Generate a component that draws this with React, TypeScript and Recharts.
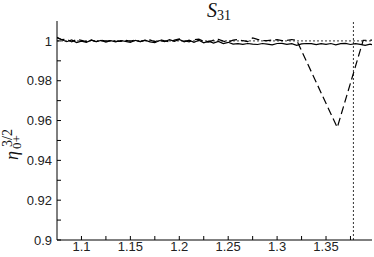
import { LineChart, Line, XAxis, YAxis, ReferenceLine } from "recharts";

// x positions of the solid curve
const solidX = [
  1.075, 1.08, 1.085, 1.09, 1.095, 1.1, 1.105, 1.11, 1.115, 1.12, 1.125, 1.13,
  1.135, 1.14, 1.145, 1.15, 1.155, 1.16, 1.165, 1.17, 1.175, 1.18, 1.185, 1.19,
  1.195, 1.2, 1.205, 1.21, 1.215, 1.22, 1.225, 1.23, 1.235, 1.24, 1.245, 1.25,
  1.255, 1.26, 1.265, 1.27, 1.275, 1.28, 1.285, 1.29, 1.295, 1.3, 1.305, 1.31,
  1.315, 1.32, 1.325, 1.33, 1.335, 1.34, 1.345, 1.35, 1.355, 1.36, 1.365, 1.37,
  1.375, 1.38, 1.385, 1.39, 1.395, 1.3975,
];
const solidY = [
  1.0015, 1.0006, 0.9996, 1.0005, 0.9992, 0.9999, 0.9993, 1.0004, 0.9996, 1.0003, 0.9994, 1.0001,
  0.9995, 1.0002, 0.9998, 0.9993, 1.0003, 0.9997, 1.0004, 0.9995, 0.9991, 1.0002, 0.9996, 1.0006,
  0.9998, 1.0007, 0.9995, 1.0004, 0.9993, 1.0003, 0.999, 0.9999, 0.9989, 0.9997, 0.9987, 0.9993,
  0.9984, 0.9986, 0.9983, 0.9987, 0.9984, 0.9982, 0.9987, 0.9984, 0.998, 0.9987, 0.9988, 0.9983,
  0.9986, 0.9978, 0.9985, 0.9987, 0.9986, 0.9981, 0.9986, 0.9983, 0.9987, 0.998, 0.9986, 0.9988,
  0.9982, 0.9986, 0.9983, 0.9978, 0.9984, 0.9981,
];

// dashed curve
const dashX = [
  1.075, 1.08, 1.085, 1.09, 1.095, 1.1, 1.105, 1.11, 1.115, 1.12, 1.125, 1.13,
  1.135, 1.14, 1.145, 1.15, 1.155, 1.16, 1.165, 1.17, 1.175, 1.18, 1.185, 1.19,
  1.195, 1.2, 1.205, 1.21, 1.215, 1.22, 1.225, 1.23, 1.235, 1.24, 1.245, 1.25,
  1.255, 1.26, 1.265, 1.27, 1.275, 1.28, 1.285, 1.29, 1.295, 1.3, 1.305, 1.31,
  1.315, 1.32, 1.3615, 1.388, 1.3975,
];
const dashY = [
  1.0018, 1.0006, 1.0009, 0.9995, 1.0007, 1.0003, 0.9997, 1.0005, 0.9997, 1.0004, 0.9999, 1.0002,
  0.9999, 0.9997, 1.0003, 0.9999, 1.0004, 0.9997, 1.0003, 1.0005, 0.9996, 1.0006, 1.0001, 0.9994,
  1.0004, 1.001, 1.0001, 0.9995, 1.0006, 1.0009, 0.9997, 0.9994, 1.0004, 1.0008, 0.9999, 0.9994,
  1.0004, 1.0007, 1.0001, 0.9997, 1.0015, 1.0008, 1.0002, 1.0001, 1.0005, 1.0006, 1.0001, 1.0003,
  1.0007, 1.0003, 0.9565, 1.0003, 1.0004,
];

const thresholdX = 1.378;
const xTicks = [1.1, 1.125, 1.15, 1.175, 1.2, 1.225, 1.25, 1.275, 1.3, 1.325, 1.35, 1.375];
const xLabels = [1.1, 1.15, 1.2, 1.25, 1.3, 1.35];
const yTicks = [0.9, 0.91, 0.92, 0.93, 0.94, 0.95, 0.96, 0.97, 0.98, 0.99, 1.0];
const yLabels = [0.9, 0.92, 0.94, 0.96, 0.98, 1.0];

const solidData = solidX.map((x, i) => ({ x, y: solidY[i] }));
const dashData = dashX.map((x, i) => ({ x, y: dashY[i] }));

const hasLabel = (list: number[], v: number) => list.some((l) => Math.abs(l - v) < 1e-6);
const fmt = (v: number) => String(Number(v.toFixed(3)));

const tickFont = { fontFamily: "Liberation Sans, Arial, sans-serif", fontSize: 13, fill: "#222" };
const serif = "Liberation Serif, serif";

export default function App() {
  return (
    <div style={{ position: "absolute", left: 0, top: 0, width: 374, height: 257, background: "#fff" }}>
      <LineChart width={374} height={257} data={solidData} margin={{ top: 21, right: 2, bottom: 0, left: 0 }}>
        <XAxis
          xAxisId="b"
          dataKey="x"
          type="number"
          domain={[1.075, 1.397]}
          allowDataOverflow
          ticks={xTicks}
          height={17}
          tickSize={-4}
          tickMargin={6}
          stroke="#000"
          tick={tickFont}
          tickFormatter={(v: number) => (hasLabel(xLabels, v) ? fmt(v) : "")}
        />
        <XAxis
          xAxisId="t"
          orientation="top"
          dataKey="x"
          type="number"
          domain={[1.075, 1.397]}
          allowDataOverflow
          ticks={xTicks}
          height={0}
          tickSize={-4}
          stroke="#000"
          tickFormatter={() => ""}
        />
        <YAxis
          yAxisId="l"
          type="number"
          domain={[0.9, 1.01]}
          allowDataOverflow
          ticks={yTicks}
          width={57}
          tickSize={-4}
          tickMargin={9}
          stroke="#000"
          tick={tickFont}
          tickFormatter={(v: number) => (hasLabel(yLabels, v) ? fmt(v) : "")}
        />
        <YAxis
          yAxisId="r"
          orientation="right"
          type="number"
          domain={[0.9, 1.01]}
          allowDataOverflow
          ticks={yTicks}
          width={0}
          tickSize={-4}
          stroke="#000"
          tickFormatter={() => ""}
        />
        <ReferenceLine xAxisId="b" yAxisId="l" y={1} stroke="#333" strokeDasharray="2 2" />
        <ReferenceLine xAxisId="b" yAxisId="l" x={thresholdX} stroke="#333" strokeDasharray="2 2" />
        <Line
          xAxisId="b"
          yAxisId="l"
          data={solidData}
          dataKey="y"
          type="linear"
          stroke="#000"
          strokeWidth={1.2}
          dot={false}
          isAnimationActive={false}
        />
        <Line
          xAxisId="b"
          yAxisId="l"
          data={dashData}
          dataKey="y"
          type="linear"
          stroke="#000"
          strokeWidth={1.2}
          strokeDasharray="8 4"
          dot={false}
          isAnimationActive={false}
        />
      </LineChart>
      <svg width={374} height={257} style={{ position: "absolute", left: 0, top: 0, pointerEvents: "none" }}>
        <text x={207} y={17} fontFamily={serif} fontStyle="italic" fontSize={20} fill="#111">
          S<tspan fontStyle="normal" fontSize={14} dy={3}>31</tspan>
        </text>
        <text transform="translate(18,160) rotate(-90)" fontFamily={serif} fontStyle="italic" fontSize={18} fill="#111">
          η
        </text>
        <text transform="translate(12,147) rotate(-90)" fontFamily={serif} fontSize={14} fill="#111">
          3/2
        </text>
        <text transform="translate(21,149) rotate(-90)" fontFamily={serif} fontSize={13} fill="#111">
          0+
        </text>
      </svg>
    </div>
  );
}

--

• Exercise:
Reproduce the material word for word. Any pictures should be left out of the copy.

• Complete output:
Generate a component that draws this with React, TypeScript and Recharts.
import { LineChart, Line, XAxis, YAxis, ReferenceLine } from "recharts";

// x positions of the solid curve
const solidX = [
  1.075, 1.08, 1.085, 1.09, 1.095, 1.1, 1.105, 1.11, 1.115, 1.12, 1.125, 1.13,
  1.135, 1.14, 1.145, 1.15, 1.155, 1.16, 1.165, 1.17, 1.175, 1.18, 1.185, 1.19,
  1.195, 1.2, 1.205, 1.21, 1.215, 1.22, 1.225, 1.23, 1.235, 1.24, 1.245, 1.25,
  1.255, 1.26, 1.265, 1.27, 1.275, 1.28, 1.285, 1.29, 1.295, 1.3, 1.305, 1.31,
  1.315, 1.32, 1.325, 1.33, 1.335, 1.34, 1.345, 1.35, 1.355, 1.36, 1.365, 1.37,
  1.375, 1.38, 1.385, 1.39, 1.395, 1.3975,
];
const solidY = [
  1.0015, 1.0006, 0.9996, 1.0005, 0.9992, 0.9999, 0.9993, 1.0004, 0.9996, 1.0003, 0.9994, 1.0001,
  0.9995, 1.0002, 0.9998, 0.9993, 1.0003, 0.9997, 1.0004, 0.9995, 0.9991, 1.0002, 0.9996, 1.0006,
  0.9998, 1.0007, 0.9995, 1.0004, 0.9993, 1.0003, 0.999, 0.9999, 0.9989, 0.9997, 0.9987, 0.9993,
  0.9984, 0.9986, 0.9983, 0.9987, 0.9984, 0.9982, 0.9987, 0.9984, 0.998, 0.9987, 0.9988, 0.9983,
  0.9986, 0.9978, 0.9985, 0.9987, 0.9986, 0.9981, 0.9986, 0.9983, 0.9987, 0.998, 0.9986, 0.9988,
  0.9982, 0.9986, 0.9983, 0.9978, 0.9984, 0.9981,
];

// dashed curve
const dashX = [
  1.075, 1.08, 1.085, 1.09, 1.095, 1.1, 1.105, 1.11, 1.115, 1.12, 1.125, 1.13,
  1.135, 1.14, 1.145, 1.15, 1.155, 1.16, 1.165, 1.17, 1.175, 1.18, 1.185, 1.19,
  1.195, 1.2, 1.205, 1.21, 1.215, 1.22, 1.225, 1.23, 1.235, 1.24, 1.245, 1.25,
  1.255, 1.26, 1.265, 1.27, 1.275, 1.28, 1.285, 1.29, 1.295, 1.3, 1.305, 1.31,
  1.315, 1.32, 1.3615, 1.388, 1.3975,
];
const dashY = [
  1.0018, 1.0006, 1.0009, 0.9995, 1.0007, 1.0003, 0.9997, 1.0005, 0.9997, 1.0004, 0.9999, 1.0002,
  0.9999, 0.9997, 1.0003, 0.9999, 1.0004, 0.9997, 1.0003, 1.0005, 0.9996, 1.0006, 1.0001, 0.9994,
  1.0004, 1.001, 1.0001, 0.9995, 1.0006, 1.0009, 0.9997, 0.9994, 1.0004, 1.0008, 0.9999, 0.9994,
  1.0004, 1.0007, 1.0001, 0.9997, 1.0015, 1.0008, 1.0002, 1.0001, 1.0005, 1.0006, 1.0001, 1.0003,
  1.0007, 1.0003, 0.9565, 1.0003, 1.0004,
];

const thresholdX = 1.378;
const xTicks = [1.1, 1.125, 1.15, 1.175, 1.2, 1.225, 1.25, 1.275, 1.3, 1.325, 1.35, 1.375];
const xLabels = [1.1, 1.15, 1.2, 1.25, 1.3, 1.35];
const yTicks = [0.9, 0.91, 0.92, 0.93, 0.94, 0.95, 0.96, 0.97, 0.98, 0.99, 1.0];
const yLabels = [0.9, 0.92, 0.94, 0.96, 0.98, 1.0];

const solidData = solidX.map((x, i) => ({ x, y: solidY[i] }));
const dashData = dashX.map((x, i) => ({ x, y: dashY[i] }));

const hasLabel = (list: number[], v: number) => list.some((l) => Math.abs(l - v) < 1e-6);
const fmt = (v: number) => String(Number(v.toFixed(3)));

const tickFont = { fontFamily: "Liberation Sans, Arial, sans-serif", fontSize: 13, fill: "#222" };
const serif = "Liberation Serif, serif";

export default function App() {
  return (
    <div style={{ position: "absolute", left: 0, top: 0, width: 374, height: 257, background: "#fff" }}>
      <LineChart width={374} height={257} data={solidData} margin={{ top: 21, right: 2, bottom: 0, left: 0 }}>
        <XAxis
          xAxisId="b"
          dataKey="x"
          type="number"
          domain={[1.075, 1.397]}
          allowDataOverflow
          ticks={xTicks}
          height={17}
          tickSize={-4}
          tickMargin={6}
          stroke="#000"
          tick={tickFont}
          tickFormatter={(v: number) => (hasLabel(xLabels, v) ? fmt(v) : "")}
        />
        <XAxis
          xAxisId="t"
          orientation="top"
          dataKey="x"
          type="number"
          domain={[1.075, 1.397]}
          allowDataOverflow
          ticks={xTicks}
          height={0}
          tickSize={-4}
          stroke="#000"
          tickFormatter={() => ""}
        />
        <YAxis
          yAxisId="l"
          type="number"
          domain={[0.9, 1.01]}
          allowDataOverflow
          ticks={yTicks}
          width={57}
          tickSize={-4}
          tickMargin={9}
          stroke="#000"
          tick={tickFont}
          tickFormatter={(v: number) => (hasLabel(yLabels, v) ? fmt(v) : "")}
        />
        <YAxis
          yAxisId="r"
          orientation="right"
          type="number"
          domain={[0.9, 1.01]}
          allowDataOverflow
          ticks={yTicks}
          width={0}
          tickSize={-4}
          stroke="#000"
          tickFormatter={() => ""}
        />
        <ReferenceLine xAxisId="b" yAxisId="l" y={1} stroke="#333" strokeDasharray="2 2" />
        <ReferenceLine xAxisId="b" yAxisId="l" x={thresholdX} stroke="#333" strokeDasharray="2 2" />
        <Line
          xAxisId="b"
          yAxisId="l"
          data={solidData}
          dataKey="y"
          type="linear"
          stroke="#000"
          strokeWidth={1.2}
          dot={false}
          isAnimationActive={false}
        />
        <Line
          xAxisId="b"
          yAxisId="l"
          data={dashData}
          dataKey="y"
          type="linear"
          stroke="#000"
          strokeWidth={1.2}
          strokeDasharray="8 4"
          dot={false}
          isAnimationActive={false}
        />
      </LineChart>
      <svg width={374} height={257} style={{ position: "absolute", left: 0, top: 0, pointerEvents: "none" }}>
        <text x={207} y={17} fontFamily={serif} fontStyle="italic" fontSize={20} fill="#111">
          S<tspan fontStyle="normal" fontSize={14} dy={3}>31</tspan>
        </text>
        <text transform="translate(18,160) rotate(-90)" fontFamily={serif} fontStyle="italic" fontSize={18} fill="#111">
          η
        </text>
        <text transform="translate(12,147) rotate(-90)" fontFamily={serif} fontSize={14} fill="#111">
          3/2
        </text>
        <text transform="translate(21,149) rotate(-90)" fontFamily={serif} fontSize={13} fill="#111">
          0+
        </text>
      </svg>
    </div>
  );
}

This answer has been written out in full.